● **What the task asks**: Below are the records; give again exactly the lines from the one containing "Emit a Python" through the one containing "import numpy as np", leaving out pictures.

[Items from a dataset]
Start
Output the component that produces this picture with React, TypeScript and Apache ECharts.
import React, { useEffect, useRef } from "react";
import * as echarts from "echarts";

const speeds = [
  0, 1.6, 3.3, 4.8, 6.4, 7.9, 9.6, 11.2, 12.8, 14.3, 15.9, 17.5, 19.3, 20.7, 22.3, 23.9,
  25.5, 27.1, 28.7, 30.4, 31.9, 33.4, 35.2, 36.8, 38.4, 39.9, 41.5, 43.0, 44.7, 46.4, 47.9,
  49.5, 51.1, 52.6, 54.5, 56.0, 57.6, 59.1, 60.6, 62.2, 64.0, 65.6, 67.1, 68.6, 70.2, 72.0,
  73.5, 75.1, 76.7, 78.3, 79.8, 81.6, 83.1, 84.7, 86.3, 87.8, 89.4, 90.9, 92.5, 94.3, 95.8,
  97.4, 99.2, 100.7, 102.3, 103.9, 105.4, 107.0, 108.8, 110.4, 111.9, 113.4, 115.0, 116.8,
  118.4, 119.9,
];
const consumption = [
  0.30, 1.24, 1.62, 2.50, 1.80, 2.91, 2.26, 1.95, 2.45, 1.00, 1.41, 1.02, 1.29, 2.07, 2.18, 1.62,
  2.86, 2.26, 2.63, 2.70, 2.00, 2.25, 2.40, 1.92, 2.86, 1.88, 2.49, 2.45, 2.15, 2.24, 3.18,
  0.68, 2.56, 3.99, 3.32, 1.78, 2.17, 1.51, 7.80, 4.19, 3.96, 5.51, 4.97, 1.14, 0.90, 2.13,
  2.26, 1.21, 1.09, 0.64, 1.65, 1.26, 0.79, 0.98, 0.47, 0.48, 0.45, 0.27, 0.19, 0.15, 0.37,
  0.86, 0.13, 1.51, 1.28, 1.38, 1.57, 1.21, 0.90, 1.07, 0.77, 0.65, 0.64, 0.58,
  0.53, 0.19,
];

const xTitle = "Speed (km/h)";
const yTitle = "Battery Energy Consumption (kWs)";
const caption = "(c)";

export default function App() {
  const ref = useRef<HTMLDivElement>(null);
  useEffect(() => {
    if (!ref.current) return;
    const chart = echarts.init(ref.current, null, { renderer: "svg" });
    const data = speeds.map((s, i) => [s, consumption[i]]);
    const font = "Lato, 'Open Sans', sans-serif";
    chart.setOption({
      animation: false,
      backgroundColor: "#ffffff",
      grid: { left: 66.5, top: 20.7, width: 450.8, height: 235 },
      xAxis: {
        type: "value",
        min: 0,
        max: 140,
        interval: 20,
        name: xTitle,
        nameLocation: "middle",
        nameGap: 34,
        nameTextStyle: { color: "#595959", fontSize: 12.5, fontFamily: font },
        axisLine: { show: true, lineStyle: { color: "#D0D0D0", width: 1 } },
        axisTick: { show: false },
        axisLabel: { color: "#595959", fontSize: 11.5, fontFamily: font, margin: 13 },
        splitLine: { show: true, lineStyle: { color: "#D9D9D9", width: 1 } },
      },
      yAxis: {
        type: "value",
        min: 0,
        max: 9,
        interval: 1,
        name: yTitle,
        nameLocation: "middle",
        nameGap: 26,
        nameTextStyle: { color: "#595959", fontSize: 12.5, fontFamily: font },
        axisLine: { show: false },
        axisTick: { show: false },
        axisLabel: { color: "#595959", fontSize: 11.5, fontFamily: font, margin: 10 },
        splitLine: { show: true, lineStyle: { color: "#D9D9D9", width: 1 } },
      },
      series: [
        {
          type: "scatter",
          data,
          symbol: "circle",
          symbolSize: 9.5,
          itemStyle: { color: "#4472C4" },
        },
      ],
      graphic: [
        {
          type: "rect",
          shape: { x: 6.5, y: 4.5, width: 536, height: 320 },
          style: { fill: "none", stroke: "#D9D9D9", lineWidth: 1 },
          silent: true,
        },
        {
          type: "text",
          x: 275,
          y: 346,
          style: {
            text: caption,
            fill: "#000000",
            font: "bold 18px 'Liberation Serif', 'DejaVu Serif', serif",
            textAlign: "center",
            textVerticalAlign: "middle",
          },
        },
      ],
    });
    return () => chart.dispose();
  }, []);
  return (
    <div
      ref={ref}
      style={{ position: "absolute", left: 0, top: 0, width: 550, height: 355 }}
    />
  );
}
End
Start
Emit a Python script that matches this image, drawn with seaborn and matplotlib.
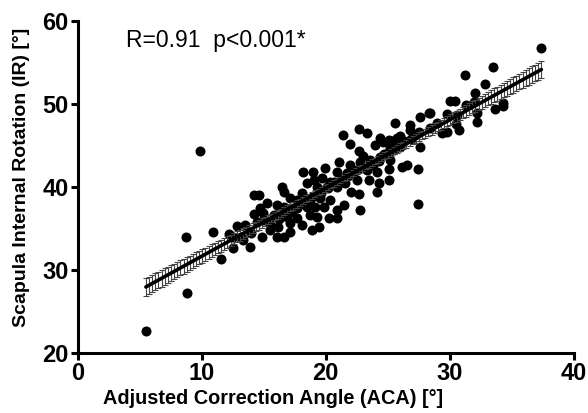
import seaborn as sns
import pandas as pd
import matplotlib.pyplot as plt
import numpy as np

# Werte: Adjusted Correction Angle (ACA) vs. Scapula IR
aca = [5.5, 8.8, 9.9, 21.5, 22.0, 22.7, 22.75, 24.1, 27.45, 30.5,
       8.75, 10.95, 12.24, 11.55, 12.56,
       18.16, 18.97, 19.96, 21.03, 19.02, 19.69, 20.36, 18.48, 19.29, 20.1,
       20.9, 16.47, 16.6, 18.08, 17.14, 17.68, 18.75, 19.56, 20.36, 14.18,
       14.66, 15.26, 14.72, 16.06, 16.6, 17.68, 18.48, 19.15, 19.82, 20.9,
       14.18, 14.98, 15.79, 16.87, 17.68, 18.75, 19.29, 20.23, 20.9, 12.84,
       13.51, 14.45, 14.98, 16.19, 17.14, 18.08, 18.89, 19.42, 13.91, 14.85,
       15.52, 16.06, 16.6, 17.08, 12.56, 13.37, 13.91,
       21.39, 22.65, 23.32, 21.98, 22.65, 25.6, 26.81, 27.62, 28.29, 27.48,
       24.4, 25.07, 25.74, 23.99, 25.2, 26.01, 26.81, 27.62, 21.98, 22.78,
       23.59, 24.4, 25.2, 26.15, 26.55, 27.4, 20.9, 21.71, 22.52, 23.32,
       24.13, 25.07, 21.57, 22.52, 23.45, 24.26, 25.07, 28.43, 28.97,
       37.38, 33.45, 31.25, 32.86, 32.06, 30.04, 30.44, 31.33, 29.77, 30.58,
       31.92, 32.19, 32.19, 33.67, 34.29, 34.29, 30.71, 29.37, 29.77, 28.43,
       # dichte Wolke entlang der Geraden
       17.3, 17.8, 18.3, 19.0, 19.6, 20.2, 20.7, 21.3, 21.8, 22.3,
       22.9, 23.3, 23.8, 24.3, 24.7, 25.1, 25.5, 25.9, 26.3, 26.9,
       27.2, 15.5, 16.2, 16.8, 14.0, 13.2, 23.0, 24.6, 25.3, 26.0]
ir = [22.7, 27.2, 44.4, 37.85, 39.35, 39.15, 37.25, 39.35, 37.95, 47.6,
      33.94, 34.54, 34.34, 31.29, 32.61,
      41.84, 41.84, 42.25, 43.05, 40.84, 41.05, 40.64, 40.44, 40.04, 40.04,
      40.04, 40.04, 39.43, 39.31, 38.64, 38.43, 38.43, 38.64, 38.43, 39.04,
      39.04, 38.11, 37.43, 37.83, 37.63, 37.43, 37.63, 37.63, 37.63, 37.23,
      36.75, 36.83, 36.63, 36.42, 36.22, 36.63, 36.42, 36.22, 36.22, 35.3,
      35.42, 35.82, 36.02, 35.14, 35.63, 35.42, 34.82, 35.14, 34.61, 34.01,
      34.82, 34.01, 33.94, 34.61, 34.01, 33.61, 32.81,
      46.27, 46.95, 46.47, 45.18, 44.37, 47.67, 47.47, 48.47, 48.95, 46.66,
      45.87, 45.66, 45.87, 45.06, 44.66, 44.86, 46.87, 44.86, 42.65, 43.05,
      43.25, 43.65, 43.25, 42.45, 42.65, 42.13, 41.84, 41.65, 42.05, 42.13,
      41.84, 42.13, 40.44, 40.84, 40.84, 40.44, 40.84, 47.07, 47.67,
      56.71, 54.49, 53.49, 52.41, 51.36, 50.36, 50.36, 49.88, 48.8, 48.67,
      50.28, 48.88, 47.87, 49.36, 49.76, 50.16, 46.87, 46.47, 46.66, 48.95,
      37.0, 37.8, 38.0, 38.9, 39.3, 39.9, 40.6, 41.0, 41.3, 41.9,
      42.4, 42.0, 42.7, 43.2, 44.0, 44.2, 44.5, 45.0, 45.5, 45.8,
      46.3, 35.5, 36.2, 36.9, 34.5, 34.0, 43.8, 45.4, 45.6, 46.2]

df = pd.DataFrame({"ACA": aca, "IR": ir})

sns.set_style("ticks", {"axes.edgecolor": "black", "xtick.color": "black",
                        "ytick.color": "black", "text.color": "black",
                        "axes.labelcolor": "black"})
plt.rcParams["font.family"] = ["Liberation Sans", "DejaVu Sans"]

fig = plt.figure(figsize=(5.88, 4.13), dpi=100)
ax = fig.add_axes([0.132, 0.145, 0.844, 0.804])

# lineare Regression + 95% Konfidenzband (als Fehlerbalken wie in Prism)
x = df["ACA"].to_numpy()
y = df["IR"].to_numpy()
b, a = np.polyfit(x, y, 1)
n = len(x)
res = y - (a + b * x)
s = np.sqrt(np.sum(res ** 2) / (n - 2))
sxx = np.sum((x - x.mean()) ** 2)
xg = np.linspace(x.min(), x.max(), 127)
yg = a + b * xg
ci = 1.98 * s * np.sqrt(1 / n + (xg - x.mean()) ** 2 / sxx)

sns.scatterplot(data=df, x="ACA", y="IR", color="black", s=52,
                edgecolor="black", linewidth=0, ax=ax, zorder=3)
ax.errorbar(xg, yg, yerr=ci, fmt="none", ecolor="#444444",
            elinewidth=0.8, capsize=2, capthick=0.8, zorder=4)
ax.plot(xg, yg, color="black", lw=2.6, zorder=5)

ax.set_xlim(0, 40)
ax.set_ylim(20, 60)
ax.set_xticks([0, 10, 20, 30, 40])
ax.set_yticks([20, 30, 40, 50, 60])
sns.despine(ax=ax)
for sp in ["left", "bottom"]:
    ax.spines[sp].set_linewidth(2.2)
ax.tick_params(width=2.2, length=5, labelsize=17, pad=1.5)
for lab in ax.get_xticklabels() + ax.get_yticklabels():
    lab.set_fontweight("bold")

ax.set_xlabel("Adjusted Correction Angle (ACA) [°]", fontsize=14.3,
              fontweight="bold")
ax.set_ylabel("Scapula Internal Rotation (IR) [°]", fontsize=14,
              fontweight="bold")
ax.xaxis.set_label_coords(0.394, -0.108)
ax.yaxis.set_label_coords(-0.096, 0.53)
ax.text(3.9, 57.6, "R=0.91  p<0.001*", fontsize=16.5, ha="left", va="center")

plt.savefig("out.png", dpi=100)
End
● **Exercise result**:
Emit a Python script that matches this image, drawn with seaborn and matplotlib.
import seaborn as sns
import pandas as pd
import matplotlib.pyplot as plt
import numpy as np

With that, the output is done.